Information provided —
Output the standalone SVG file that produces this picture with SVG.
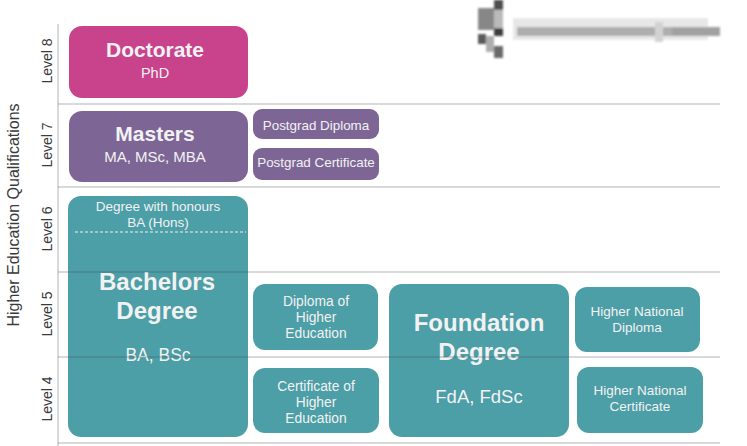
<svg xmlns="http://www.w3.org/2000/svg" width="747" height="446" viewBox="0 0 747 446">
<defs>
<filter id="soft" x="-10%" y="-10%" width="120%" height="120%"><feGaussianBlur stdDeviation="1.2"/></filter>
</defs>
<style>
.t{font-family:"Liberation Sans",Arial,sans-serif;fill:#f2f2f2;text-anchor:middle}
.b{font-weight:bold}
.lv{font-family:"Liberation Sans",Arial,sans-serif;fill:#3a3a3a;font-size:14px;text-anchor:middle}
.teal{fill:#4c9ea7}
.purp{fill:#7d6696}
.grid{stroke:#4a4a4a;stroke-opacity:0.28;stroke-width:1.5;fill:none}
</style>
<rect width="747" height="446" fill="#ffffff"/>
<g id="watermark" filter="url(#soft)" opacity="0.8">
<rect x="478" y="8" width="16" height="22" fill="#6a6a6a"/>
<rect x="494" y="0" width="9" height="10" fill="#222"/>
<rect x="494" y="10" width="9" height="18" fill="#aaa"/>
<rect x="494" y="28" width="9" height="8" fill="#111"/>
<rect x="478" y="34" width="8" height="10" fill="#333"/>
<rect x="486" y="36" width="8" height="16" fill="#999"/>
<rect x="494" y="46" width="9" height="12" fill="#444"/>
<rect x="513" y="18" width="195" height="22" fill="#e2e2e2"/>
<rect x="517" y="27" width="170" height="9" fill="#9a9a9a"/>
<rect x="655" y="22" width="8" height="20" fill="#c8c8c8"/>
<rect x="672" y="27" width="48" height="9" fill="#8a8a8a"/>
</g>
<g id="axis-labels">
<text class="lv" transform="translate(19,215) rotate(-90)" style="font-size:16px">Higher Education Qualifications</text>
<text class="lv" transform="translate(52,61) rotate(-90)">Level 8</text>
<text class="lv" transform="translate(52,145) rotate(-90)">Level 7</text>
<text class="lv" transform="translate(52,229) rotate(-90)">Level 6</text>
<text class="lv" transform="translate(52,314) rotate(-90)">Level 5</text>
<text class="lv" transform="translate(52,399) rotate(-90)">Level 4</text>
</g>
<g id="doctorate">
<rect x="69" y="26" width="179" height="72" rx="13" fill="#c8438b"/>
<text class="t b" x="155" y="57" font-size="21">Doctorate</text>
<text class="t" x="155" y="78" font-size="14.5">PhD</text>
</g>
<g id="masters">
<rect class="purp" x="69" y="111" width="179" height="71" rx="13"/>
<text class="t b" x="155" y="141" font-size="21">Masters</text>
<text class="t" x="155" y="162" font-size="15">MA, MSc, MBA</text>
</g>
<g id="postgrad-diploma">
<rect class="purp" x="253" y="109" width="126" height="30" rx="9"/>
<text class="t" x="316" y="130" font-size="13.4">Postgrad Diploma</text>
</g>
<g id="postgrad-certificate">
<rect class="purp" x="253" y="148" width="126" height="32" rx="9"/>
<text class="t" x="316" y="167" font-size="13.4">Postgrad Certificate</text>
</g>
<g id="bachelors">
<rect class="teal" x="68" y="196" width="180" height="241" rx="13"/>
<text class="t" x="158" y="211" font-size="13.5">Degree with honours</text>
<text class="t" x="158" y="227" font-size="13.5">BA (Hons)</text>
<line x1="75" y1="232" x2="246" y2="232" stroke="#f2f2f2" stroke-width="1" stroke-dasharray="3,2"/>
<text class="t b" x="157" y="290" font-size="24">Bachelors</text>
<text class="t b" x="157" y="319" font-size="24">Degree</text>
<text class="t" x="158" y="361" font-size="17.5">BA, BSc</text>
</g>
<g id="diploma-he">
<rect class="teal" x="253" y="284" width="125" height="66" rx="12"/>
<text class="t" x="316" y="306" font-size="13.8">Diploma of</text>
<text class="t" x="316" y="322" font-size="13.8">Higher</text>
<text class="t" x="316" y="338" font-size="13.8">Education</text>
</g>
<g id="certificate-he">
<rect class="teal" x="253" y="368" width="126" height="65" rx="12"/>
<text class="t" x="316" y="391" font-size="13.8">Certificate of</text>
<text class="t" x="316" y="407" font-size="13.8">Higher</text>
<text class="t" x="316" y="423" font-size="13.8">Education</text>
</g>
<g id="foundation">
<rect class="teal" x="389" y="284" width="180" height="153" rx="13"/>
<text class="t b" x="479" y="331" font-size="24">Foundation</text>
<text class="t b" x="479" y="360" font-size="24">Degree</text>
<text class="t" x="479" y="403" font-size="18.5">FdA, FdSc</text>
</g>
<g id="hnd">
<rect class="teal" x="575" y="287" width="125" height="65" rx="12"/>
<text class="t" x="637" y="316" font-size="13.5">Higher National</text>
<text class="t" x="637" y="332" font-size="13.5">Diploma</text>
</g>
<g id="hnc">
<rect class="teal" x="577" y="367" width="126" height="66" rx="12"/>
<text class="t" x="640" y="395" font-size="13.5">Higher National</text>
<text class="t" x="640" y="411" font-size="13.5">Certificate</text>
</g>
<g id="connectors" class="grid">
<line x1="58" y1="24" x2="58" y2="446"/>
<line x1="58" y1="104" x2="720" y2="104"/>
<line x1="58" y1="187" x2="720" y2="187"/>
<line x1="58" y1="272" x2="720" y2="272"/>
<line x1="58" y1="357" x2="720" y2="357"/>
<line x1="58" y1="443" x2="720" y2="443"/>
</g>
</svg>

Work required — Transcribe the preceding listing in its entirety and with exact wording, leaving out pictures.

Solution for this task —
Output the standalone SVG file that produces this picture with SVG.
<svg xmlns="http://www.w3.org/2000/svg" width="747" height="446" viewBox="0 0 747 446">
<defs>
<filter id="soft" x="-10%" y="-10%" width="120%" height="120%"><feGaussianBlur stdDeviation="1.2"/></filter>
</defs>
<style>
.t{font-family:"Liberation Sans",Arial,sans-serif;fill:#f2f2f2;text-anchor:middle}
.b{font-weight:bold}
.lv{font-family:"Liberation Sans",Arial,sans-serif;fill:#3a3a3a;font-size:14px;text-anchor:middle}
.teal{fill:#4c9ea7}
.purp{fill:#7d6696}
.grid{stroke:#4a4a4a;stroke-opacity:0.28;stroke-width:1.5;fill:none}
</style>
<rect width="747" height="446" fill="#ffffff"/>
<g id="watermark" filter="url(#soft)" opacity="0.8">
<rect x="478" y="8" width="16" height="22" fill="#6a6a6a"/>
<rect x="494" y="0" width="9" height="10" fill="#222"/>
<rect x="494" y="10" width="9" height="18" fill="#aaa"/>
<rect x="494" y="28" width="9" height="8" fill="#111"/>
<rect x="478" y="34" width="8" height="10" fill="#333"/>
<rect x="486" y="36" width="8" height="16" fill="#999"/>
<rect x="494" y="46" width="9" height="12" fill="#444"/>
<rect x="513" y="18" width="195" height="22" fill="#e2e2e2"/>
<rect x="517" y="27" width="170" height="9" fill="#9a9a9a"/>
<rect x="655" y="22" width="8" height="20" fill="#c8c8c8"/>
<rect x="672" y="27" width="48" height="9" fill="#8a8a8a"/>
</g>
<g id="axis-labels">
<text class="lv" transform="translate(19,215) rotate(-90)" style="font-size:16px">Higher Education Qualifications</text>
<text class="lv" transform="translate(52,61) rotate(-90)">Level 8</text>
<text class="lv" transform="translate(52,145) rotate(-90)">Level 7</text>
<text class="lv" transform="translate(52,229) rotate(-90)">Level 6</text>
<text class="lv" transform="translate(52,314) rotate(-90)">Level 5</text>
<text class="lv" transform="translate(52,399) rotate(-90)">Level 4</text>
</g>
<g id="doctorate">
<rect x="69" y="26" width="179" height="72" rx="13" fill="#c8438b"/>
<text class="t b" x="155" y="57" font-size="21">Doctorate</text>
<text class="t" x="155" y="78" font-size="14.5">PhD</text>
</g>
<g id="masters">
<rect class="purp" x="69" y="111" width="179" height="71" rx="13"/>
<text class="t b" x="155" y="141" font-size="21">Masters</text>
<text class="t" x="155" y="162" font-size="15">MA, MSc, MBA</text>
</g>
<g id="postgrad-diploma">
<rect class="purp" x="253" y="109" width="126" height="30" rx="9"/>
<text class="t" x="316" y="130" font-size="13.4">Postgrad Diploma</text>
</g>
<g id="postgrad-certificate">
<rect class="purp" x="253" y="148" width="126" height="32" rx="9"/>
<text class="t" x="316" y="167" font-size="13.4">Postgrad Certificate</text>
</g>
<g id="bachelors">
<rect class="teal" x="68" y="196" width="180" height="241" rx="13"/>
<text class="t" x="158" y="211" font-size="13.5">Degree with honours</text>
<text class="t" x="158" y="227" font-size="13.5">BA (Hons)</text>
<line x1="75" y1="232" x2="246" y2="232" stroke="#f2f2f2" stroke-width="1" stroke-dasharray="3,2"/>
<text class="t b" x="157" y="290" font-size="24">Bachelors</text>
<text class="t b" x="157" y="319" font-size="24">Degree</text>
<text class="t" x="158" y="361" font-size="17.5">BA, BSc</text>
</g>
<g id="diploma-he">
<rect class="teal" x="253" y="284" width="125" height="66" rx="12"/>
<text class="t" x="316" y="306" font-size="13.8">Diploma of</text>
<text class="t" x="316" y="322" font-size="13.8">Higher</text>
<text class="t" x="316" y="338" font-size="13.8">Education</text>
</g>
<g id="certificate-he">
<rect class="teal" x="253" y="368" width="126" height="65" rx="12"/>
<text class="t" x="316" y="391" font-size="13.8">Certificate of</text>
<text class="t" x="316" y="407" font-size="13.8">Higher</text>
<text class="t" x="316" y="423" font-size="13.8">Education</text>
</g>
<g id="foundation">
<rect class="teal" x="389" y="284" width="180" height="153" rx="13"/>
<text class="t b" x="479" y="331" font-size="24">Foundation</text>
<text class="t b" x="479" y="360" font-size="24">Degree</text>
<text class="t" x="479" y="403" font-size="18.5">FdA, FdSc</text>
</g>
<g id="hnd">
<rect class="teal" x="575" y="287" width="125" height="65" rx="12"/>
<text class="t" x="637" y="316" font-size="13.5">Higher National</text>
<text class="t" x="637" y="332" font-size="13.5">Diploma</text>
</g>
<g id="hnc">
<rect class="teal" x="577" y="367" width="126" height="66" rx="12"/>
<text class="t" x="640" y="395" font-size="13.5">Higher National</text>
<text class="t" x="640" y="411" font-size="13.5">Certificate</text>
</g>
<g id="connectors" class="grid">
<line x1="58" y1="24" x2="58" y2="446"/>
<line x1="58" y1="104" x2="720" y2="104"/>
<line x1="58" y1="187" x2="720" y2="187"/>
<line x1="58" y1="272" x2="720" y2="272"/>
<line x1="58" y1="357" x2="720" y2="357"/>
<line x1="58" y1="443" x2="720" y2="443"/>
</g>
</svg>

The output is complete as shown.